Task instructions => Print, exactly and with both ends included, the lines below that run from the one containing "Emit a Python" to the one containing "from matplotlib.patches import FancyBboxPatch". Pictures are omitted.

Data rows =>
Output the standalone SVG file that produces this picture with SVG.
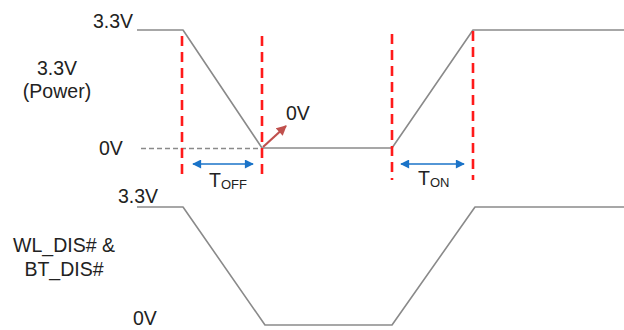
<svg xmlns="http://www.w3.org/2000/svg" width="624" height="330" viewBox="0 0 624 330">
  <style>
    text { font-family: "Liberation Sans", Arial, sans-serif; fill: #222; }
    .lbl { font-size: 19.5px; }
    .sub { font-size: 13px; }
    .wave { fill: none; stroke: #8a8a8a; stroke-width: 1.6; stroke-linejoin: round; }
    .zero { fill: none; stroke: #8a8a8a; stroke-width: 1.5; stroke-dasharray: 5 3; }
    .mark { fill: none; stroke: #ff1a1a; stroke-width: 2.6; stroke-dasharray: 10 6; }
    .span { stroke: #1a73c8; stroke-width: 1.6; fill: none; }
  </style>
  <defs>
    <marker id="blueHead" viewBox="0 0 10 10" refX="9" refY="5" markerWidth="10" markerHeight="9" markerUnits="userSpaceOnUse" orient="auto-start-reverse">
      <path d="M0,0 L10,5 L0,10 Z" fill="#1a73c8"/>
    </marker>
    <marker id="redHead" viewBox="0 0 10 10" refX="9" refY="5" markerWidth="11" markerHeight="10" markerUnits="userSpaceOnUse" orient="auto">
      <path d="M0,0 L10,5 L0,10 Z" fill="#c0504d"/>
    </marker>
  </defs>

  <g id="power-signal">
    <text class="lbl" x="93" y="28">3.3V</text>
    <text class="lbl" x="57" y="75" text-anchor="middle">3.3V</text>
    <text class="lbl" x="57" y="98" text-anchor="middle">(Power)</text>
    <text class="lbl" x="99" y="155">0V</text>
    <line class="zero" x1="141" y1="148.5" x2="262" y2="148.5"/>
    <polyline class="wave" points="137,30 183,30 262,148 392,148 473,30 624,30"/>
  </g>

  <g id="disable-signal">
    <text class="lbl" x="118" y="203">3.3V</text>
    <text class="lbl" x="64" y="252" text-anchor="middle">WL_DIS# &amp;</text>
    <text class="lbl" x="64" y="276" text-anchor="middle">BT_DIS#</text>
    <text class="lbl" x="133" y="325">0V</text>
    <polyline class="wave" points="137,207 183,207 265,325 392,325 475,207 624,207"/>
  </g>

  <g id="markers">
    <line class="mark" x1="182" y1="36" x2="182" y2="180"/>
    <line class="mark" x1="262" y1="36" x2="262" y2="180"/>
    <line class="mark" x1="392" y1="34" x2="392" y2="180"/>
    <line class="mark" x1="473" y1="31" x2="473" y2="180"/>
  </g>

  <g id="connectors">
    <line class="span" x1="193" y1="164" x2="253" y2="164" marker-start="url(#blueHead)" marker-end="url(#blueHead)"/>
    <line class="span" x1="401" y1="164" x2="464" y2="164" marker-start="url(#blueHead)" marker-end="url(#blueHead)"/>
    <line x1="263" y1="147" x2="286" y2="126" stroke="#c0504d" stroke-width="2.2" marker-end="url(#redHead)"/>
  </g>

  <g id="timing-labels">
    <text class="lbl" x="286" y="120">0V</text>
    <text x="209" y="187"><tspan class="lbl">T</tspan><tspan class="sub" dy="2">OFF</tspan></text>
    <text x="418" y="185"><tspan class="lbl">T</tspan><tspan class="sub" dy="2">ON</tspan></text>
  </g>
</svg>
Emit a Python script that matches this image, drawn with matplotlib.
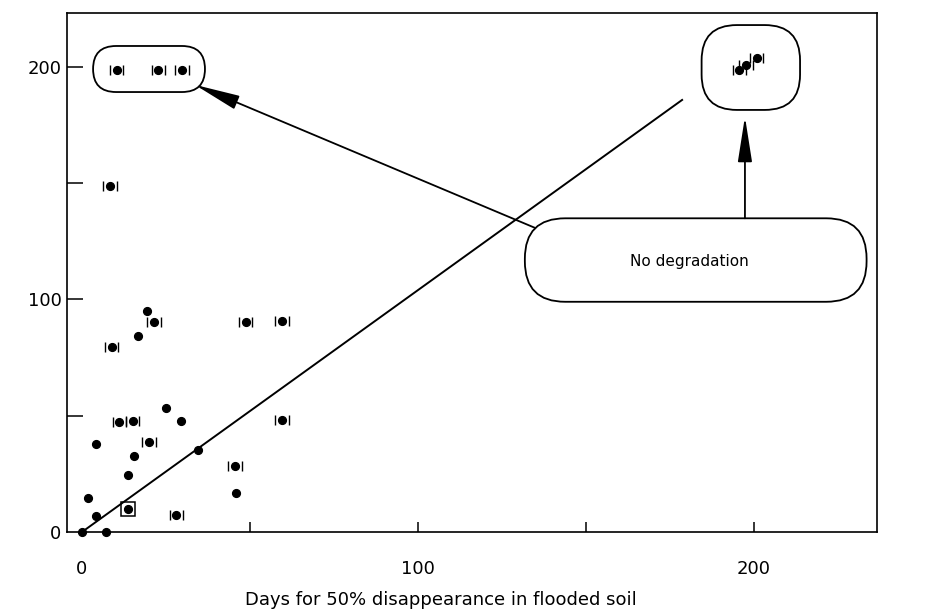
import numpy as np
import matplotlib.pyplot as plt
from matplotlib.patches import FancyBboxPatch

# days for 50% disappearance: flooded soil (x) vs the other soil (y)
flooded = [0, 7.1, 4.1, 1.8, 13.6, 28.1, 13.8, 15.4, 19.9, 4.1,
           11.1, 15.1, 24.9, 29.5, 34.6, 45.5, 45.8, 59.5, 19.4, 21.4,
           16.7, 8.8, 48.7, 59.5, 8.3, 10.3, 22.7, 29.7, 195.6, 197.6, 200.8]
other = [0, 0, 6.9, 14.8, 10.0, 7.3, 24.5, 32.8, 38.7, 38.0,
         47.3, 47.7, 53.5, 47.9, 35.3, 28.3, 16.6, 48.2, 95.1, 90.2,
         84.2, 79.7, 90.5, 90.8, 149, 198.7, 198.7, 198.7, 198.7, 200.9, 203.7]
ranged = [0, 0, 0, 0, 0, 1, 0, 0, 1, 0,
          1, 1, 0, 0, 0, 1, 0, 1, 0, 1,
          0, 1, 1, 1, 1, 1, 1, 1, 1, 1, 1]
range_half = 2.0
boxed_idx = 4

line_x = [0, 178.6]
line_y = [0, 185.8]

x_ticks = [0, 100, 200]
y_ticks = [0, 100, 200]
minor_ticks = [50, 150]

x = np.array(flooded)
y = np.array(other)
r = np.array(ranged, dtype=bool)

fig = plt.figure(figsize=(9.25, 6.14), dpi=100)
ax = fig.add_axes([67/925, 1 - 532/614, 810/925, 519.5/614])
ax.set_xlim(-4.46, 236.6)
ax.set_ylim(0, 223.4)

ax.plot(line_x, line_y, color='black', lw=1.4, zorder=2)
ax.plot(x, y, 'o', color='black', ms=5.6, zorder=3, clip_on=False)
ax.errorbar(x[r], y[r], xerr=range_half, fmt='none', elinewidth=0,
            ecolor='black', capsize=3.8, capthick=1.0, zorder=3)
ax.plot(x[boxed_idx], y[boxed_idx], 's', ms=10.5, mfc='none', mec='black', mew=1.1)

# rounded outlines around the "no degradation" groups
asp = 3.36 / 2.325
def rounded(x0, x1, y0, y1, rad):
    p = FancyBboxPatch((x0, y0), x1 - x0, y1 - y0,
                       boxstyle='round,pad=0,rounding_size=%g' % rad,
                       mutation_aspect=asp, fc='none', ec='black', lw=1.3, zorder=2)
    ax.add_patch(p)

rounded(3.3, 36.6, 189.2, 209.0, 6.85)
rounded(184.4, 213.7, 181.5, 218.0, 10.5)
rounded(131.8, 233.5, 99.0, 134.9, 12.0)
ax.text(180.7, 116.5, 'No degradation', ha='center', va='center', fontsize=11)

arrow = dict(arrowstyle='-|>,head_length=1.4,head_width=0.22', mutation_scale=20,
             color='black', lw=1.3, shrinkA=0, shrinkB=0)
ax.annotate('', xy=(33.6, 192.3), xytext=(134.8, 130.8), arrowprops=arrow)
ax.annotate('', xy=(197.3, 178.6), xytext=(197.3, 134.9), arrowprops=arrow)

ax.set_xticks(x_ticks)
ax.set_xticks(minor_ticks, minor=True)
ax.set_yticks(y_ticks)
ax.set_yticks(minor_ticks, minor=True)
ax.tick_params(axis='x', which='both', direction='in', length=7.5, width=1.1,
               labelsize=13, pad=20)
ax.tick_params(axis='y', which='both', direction='in', length=11.5, width=1.1,
               labelsize=13, pad=4)
ax.xaxis.get_major_ticks()[0].tick1line.set_visible(False)
ax.yaxis.get_major_ticks()[0].tick1line.set_visible(False)
for s in ax.spines.values():
    s.set_linewidth(1.2)

ax.set_xlabel('Days for 50% disappearance in flooded soil', fontsize=13)
ax.xaxis.set_label_coords(0.462, -0.113)

fig.savefig('out.png', dpi=100)
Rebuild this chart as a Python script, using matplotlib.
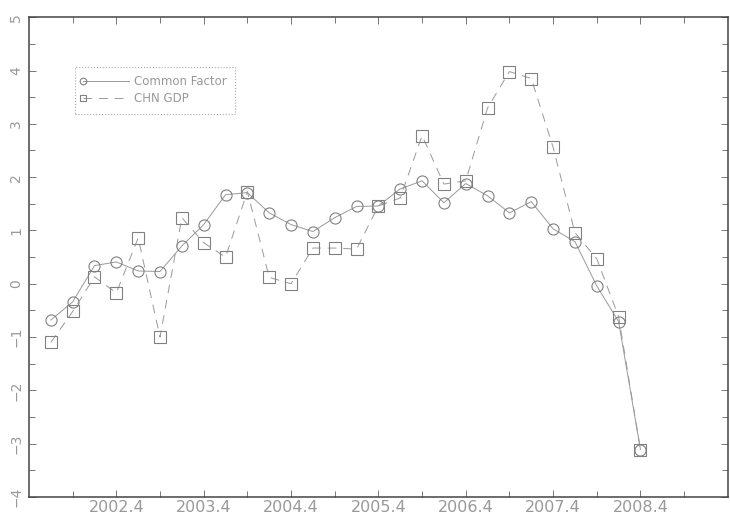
import matplotlib
matplotlib.use('Agg')
import matplotlib.pyplot as plt
from matplotlib.ticker import MultipleLocator, FixedLocator, FixedFormatter

# Dados (trimestres 2002.1 .. 2008.4)
trimestres = ['%d.%d' % (a, q) for a in range(2002, 2009) for q in range(1, 5)]
common_factor = [-0.68, -0.34, 0.34, 0.41, 0.24, 0.23, 0.71, 1.11, 1.67, 1.71,
                 1.33, 1.11, 0.98, 1.24, 1.45, 1.46, 1.78, 1.93, 1.52, 1.88,
                 1.65, 1.33, 1.54, 1.03, 0.79, -0.04, -0.71, -3.11]
chn_gdp = [-1.10, -0.52, 0.13, -0.17, 0.86, -1.00, 1.24, 0.77, 0.50, 1.73,
           0.12, 0.00, 0.67, 0.67, 0.65, 1.46, 1.61, 2.78, 1.87, 1.93,
           3.30, 3.98, 3.85, 2.56, 0.96, 0.47, -0.62, -3.11]
rotulos_x = ['2002.4', '2003.4', '2004.4', '2005.4', '2006.4', '2007.4', '2008.4']

cor_linha = '#999999'
cor_texto = '#999999'

x = list(range(len(trimestres)))

fig = plt.figure(figsize=(7.3, 5.21), dpi=100)
ax = fig.add_axes([0.0397, 0.046, 0.9573, 0.921])

ax.plot(x, common_factor, color=cor_linha, lw=0.7, marker='o', ms=8,
        mfc='none', mec='#808080', mew=0.8, label='Common Factor')
ax.plot(x, chn_gdp, color=cor_linha, lw=0.7, dashes=(9, 7), marker='s', ms=8,
        mfc='none', mec='#808080', mew=0.8, label='CHN GDP')

ax.set_xlim(-1, 31)
ax.set_ylim(-4, 5)

# eixo x: marcas a cada 2 trimestres, rótulos no 4o trimestre
ax.xaxis.set_major_locator(FixedLocator([trimestres.index(r) for r in rotulos_x]))
ax.xaxis.set_major_formatter(FixedFormatter(rotulos_x))
ax.xaxis.set_minor_locator(FixedLocator([1, 5, 9, 13, 17, 21, 25, 29]))
ax.yaxis.set_major_locator(MultipleLocator(1))
ax.yaxis.set_minor_locator(MultipleLocator(0.5))

ax.tick_params(axis='both', which='both', direction='in', top=True, right=True,
               color='#777777', width=0.7)
ax.tick_params(axis='both', which='major', length=5)
ax.tick_params(axis='both', which='minor', length=4)
ax.tick_params(axis='x', which='major', labelsize=11.5, labelcolor=cor_texto, pad=2)
ax.tick_params(axis='y', which='major', labelsize=10, labelcolor=cor_texto, pad=4)
for lbl in ax.get_yticklabels():
    lbl.set_rotation(90)
    lbl.set_va('center')

for s in ax.spines.values():
    s.set_color('#444444')
    s.set_linewidth(1.1)

leg = ax.legend(loc='upper left', bbox_to_anchor=(0.066, 0.896), fontsize=8.5,
                numpoints=1, markerscale=0.6, handlelength=3.9, handletextpad=0.4,
                borderpad=0.7, borderaxespad=0, fancybox=False, framealpha=1,
                labelspacing=0.35)
leg.get_frame().set_edgecolor('#aaaaaa')
leg.get_frame().set_linestyle(':')
leg.get_frame().set_linewidth(0.8)
for t in leg.get_texts():
    t.set_color(cor_texto)
for h in leg.legend_handles:
    h.set_markevery([0])

fig.savefig('out.png', dpi=100)
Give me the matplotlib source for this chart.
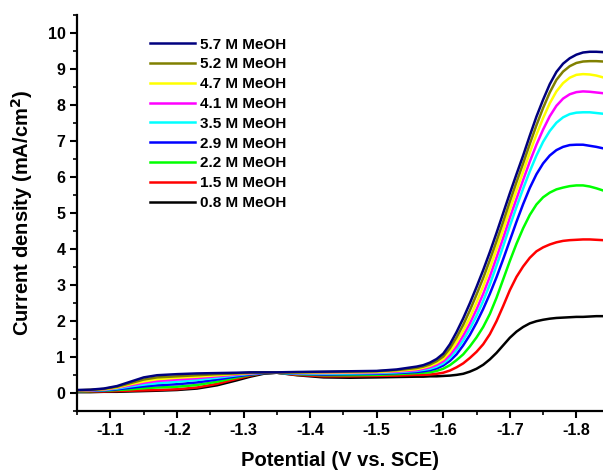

Expected answer =>
Emit a Python script that matches this image, drawn with matplotlib.
import numpy as np
import matplotlib.pyplot as plt
from matplotlib.patches import FancyBboxPatch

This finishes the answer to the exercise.